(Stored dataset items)
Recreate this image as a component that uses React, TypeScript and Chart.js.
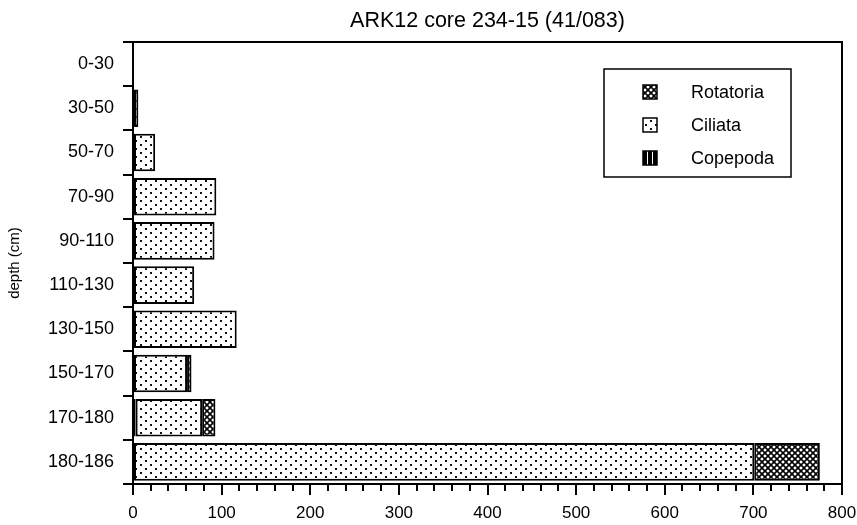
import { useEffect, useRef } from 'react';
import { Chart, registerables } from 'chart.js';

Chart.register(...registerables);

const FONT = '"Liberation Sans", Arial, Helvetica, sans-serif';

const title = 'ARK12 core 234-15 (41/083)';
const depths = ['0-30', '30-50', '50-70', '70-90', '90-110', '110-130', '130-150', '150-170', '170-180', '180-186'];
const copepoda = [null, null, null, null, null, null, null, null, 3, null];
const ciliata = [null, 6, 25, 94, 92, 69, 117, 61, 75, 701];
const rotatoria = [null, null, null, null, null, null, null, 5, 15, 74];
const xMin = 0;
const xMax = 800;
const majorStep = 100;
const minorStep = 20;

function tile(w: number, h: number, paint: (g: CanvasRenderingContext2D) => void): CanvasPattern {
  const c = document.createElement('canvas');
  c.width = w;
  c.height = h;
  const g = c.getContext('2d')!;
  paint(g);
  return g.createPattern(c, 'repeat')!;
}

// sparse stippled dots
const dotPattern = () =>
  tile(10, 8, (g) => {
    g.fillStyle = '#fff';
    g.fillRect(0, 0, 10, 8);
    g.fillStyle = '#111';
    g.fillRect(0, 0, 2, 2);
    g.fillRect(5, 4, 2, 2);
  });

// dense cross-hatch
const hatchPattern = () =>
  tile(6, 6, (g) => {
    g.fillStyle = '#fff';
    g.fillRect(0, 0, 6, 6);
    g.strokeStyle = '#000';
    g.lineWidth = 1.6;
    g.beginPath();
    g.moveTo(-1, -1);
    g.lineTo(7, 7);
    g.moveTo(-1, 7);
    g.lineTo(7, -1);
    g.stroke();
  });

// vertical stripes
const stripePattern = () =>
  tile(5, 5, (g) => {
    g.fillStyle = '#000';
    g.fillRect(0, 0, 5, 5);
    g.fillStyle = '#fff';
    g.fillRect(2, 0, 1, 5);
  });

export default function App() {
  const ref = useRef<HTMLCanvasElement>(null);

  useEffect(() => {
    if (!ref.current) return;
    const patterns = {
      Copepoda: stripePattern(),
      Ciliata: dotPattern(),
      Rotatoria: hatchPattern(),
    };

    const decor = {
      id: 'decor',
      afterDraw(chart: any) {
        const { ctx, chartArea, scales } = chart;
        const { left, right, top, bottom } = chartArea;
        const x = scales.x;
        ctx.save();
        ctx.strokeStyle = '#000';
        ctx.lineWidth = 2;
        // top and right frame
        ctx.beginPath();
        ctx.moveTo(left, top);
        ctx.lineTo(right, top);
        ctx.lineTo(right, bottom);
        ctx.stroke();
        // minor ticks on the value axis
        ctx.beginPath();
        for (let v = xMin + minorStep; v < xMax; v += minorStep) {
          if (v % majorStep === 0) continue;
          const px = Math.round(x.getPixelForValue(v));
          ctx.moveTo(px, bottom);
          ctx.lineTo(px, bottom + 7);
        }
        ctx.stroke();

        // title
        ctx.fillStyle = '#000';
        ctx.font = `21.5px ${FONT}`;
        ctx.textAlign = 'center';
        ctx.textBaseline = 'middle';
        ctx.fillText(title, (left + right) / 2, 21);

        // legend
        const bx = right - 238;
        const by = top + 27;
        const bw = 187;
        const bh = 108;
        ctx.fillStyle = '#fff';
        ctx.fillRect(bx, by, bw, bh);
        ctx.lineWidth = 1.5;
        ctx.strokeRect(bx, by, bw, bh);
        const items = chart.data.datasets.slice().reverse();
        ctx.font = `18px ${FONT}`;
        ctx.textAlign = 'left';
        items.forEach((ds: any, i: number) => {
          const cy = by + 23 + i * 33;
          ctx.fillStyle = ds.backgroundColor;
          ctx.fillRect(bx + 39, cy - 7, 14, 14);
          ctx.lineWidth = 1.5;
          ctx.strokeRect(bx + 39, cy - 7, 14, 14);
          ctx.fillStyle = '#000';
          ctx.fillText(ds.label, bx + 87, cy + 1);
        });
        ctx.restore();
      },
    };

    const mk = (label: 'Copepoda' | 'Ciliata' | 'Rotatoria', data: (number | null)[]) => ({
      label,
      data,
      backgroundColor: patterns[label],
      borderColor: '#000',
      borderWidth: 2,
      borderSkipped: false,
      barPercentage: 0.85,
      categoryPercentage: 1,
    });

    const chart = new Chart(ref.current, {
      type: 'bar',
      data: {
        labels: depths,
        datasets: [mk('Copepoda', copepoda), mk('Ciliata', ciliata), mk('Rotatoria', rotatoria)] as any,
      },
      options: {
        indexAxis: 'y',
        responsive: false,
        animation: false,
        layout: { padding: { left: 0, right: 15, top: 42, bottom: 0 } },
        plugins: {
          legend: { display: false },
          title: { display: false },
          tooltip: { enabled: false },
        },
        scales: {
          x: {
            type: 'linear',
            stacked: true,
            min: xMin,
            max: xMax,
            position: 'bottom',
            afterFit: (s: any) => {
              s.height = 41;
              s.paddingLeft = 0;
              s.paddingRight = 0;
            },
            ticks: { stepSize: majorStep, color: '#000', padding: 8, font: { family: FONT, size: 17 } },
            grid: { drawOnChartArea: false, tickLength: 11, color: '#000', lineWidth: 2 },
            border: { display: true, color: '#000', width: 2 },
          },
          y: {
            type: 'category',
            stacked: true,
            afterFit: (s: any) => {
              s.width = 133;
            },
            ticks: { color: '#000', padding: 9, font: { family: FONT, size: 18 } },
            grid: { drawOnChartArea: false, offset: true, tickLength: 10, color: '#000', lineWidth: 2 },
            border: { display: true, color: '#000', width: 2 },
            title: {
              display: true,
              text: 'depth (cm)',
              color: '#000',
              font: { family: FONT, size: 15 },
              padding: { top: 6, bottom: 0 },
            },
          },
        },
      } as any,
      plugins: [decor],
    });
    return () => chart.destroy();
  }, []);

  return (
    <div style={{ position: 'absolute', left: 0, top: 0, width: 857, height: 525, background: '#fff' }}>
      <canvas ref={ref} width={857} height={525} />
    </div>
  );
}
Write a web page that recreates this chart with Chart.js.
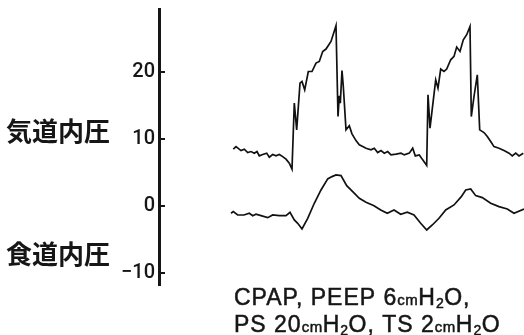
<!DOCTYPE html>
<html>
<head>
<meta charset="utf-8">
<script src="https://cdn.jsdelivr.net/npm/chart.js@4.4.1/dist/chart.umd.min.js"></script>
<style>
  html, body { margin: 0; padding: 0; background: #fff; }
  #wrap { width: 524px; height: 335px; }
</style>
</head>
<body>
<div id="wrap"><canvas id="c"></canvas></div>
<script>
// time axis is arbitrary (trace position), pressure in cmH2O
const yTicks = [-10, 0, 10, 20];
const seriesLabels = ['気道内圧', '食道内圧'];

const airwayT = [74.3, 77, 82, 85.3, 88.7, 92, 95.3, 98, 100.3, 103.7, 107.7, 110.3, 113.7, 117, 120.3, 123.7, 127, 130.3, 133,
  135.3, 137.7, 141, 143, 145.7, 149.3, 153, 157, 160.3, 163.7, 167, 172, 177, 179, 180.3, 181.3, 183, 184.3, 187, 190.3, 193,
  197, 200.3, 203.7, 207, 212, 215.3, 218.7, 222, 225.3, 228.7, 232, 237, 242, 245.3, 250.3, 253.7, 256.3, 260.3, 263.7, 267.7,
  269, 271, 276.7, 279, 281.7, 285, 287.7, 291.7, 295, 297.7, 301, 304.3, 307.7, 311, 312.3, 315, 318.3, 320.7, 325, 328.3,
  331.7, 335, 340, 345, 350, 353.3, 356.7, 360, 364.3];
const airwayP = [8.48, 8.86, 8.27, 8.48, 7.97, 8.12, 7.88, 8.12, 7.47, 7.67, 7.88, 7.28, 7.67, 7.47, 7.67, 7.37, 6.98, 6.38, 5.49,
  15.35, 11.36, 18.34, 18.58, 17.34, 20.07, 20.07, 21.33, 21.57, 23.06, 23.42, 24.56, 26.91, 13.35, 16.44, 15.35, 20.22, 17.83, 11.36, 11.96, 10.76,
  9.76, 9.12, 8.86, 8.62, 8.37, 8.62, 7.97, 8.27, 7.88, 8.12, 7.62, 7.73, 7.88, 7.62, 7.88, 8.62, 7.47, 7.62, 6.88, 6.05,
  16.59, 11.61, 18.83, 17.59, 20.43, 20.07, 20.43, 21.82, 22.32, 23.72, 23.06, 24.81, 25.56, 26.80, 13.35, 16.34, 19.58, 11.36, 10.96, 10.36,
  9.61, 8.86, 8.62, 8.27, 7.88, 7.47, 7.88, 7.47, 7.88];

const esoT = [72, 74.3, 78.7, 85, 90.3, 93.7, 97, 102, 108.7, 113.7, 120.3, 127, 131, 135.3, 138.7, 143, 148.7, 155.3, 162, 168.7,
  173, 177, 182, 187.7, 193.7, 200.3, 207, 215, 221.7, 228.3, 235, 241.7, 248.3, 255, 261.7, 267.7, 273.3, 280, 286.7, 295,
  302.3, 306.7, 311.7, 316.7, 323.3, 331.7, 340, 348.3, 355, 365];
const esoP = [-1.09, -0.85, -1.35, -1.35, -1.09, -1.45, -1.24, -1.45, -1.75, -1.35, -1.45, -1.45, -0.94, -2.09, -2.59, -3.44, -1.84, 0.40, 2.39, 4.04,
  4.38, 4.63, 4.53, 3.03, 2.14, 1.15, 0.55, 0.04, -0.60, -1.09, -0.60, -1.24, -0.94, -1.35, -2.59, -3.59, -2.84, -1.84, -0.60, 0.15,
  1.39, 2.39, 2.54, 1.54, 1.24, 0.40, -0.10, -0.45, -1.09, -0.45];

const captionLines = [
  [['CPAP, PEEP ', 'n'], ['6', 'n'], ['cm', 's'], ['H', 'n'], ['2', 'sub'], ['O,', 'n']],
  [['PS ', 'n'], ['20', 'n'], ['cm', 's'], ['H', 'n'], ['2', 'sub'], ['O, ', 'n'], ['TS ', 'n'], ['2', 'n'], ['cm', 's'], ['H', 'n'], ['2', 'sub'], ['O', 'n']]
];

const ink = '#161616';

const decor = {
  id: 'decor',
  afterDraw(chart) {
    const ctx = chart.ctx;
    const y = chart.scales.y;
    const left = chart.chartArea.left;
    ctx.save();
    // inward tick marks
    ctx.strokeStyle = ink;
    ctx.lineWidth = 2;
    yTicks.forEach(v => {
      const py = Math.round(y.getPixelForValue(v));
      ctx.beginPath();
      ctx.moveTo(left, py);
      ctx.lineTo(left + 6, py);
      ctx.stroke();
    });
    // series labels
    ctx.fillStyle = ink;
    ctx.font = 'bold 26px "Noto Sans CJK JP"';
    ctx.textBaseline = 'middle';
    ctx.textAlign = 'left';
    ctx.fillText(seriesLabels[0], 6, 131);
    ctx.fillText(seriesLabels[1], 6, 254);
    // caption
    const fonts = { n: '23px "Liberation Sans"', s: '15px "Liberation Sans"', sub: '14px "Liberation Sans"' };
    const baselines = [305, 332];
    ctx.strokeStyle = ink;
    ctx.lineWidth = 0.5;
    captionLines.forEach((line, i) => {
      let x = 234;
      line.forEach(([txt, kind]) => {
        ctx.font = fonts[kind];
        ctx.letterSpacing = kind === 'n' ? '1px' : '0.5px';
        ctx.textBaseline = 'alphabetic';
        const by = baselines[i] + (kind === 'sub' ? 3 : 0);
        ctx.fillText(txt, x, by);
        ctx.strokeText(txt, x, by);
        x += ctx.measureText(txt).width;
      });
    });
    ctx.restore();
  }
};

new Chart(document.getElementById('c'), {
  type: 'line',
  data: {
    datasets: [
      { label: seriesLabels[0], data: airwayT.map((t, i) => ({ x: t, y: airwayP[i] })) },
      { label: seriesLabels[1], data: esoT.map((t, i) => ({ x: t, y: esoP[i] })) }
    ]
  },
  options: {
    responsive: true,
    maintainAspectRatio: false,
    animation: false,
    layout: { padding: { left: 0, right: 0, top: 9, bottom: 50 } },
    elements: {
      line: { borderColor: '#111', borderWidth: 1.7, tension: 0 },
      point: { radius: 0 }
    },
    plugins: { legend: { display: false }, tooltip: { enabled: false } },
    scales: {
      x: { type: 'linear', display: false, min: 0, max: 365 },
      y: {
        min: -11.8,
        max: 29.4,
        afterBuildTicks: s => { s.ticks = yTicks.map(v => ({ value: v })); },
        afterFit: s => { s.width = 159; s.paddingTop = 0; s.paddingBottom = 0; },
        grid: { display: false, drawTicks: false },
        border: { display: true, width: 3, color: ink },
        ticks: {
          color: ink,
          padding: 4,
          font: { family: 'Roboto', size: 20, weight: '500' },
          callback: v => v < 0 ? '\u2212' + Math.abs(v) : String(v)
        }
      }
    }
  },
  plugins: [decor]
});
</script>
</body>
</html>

WRITTEN REQUEST:
Take out nothing but the lines from the one containing "Write a web" to the one containing "const seriesLabels = ['気道内圧', '食道内圧'];", inclusive, retyped exactly. Drop the pictures.

ANSWER TO THIS EXERCISE:
Write a web page that recreates this chart with Chart.js.
<!DOCTYPE html>
<html>
<head>
<meta charset="utf-8">
<script src="https://cdn.jsdelivr.net/npm/chart.js@4.4.1/dist/chart.umd.min.js"></script>
<style>
  html, body { margin: 0; padding: 0; background: #fff; }
  #wrap { width: 524px; height: 335px; }
</style>
</head>
<body>
<div id="wrap"><canvas id="c"></canvas></div>
<script>
// time axis is arbitrary (trace position), pressure in cmH2O
const yTicks = [-10, 0, 10, 20];
const seriesLabels = ['気道内圧', '食道内圧'];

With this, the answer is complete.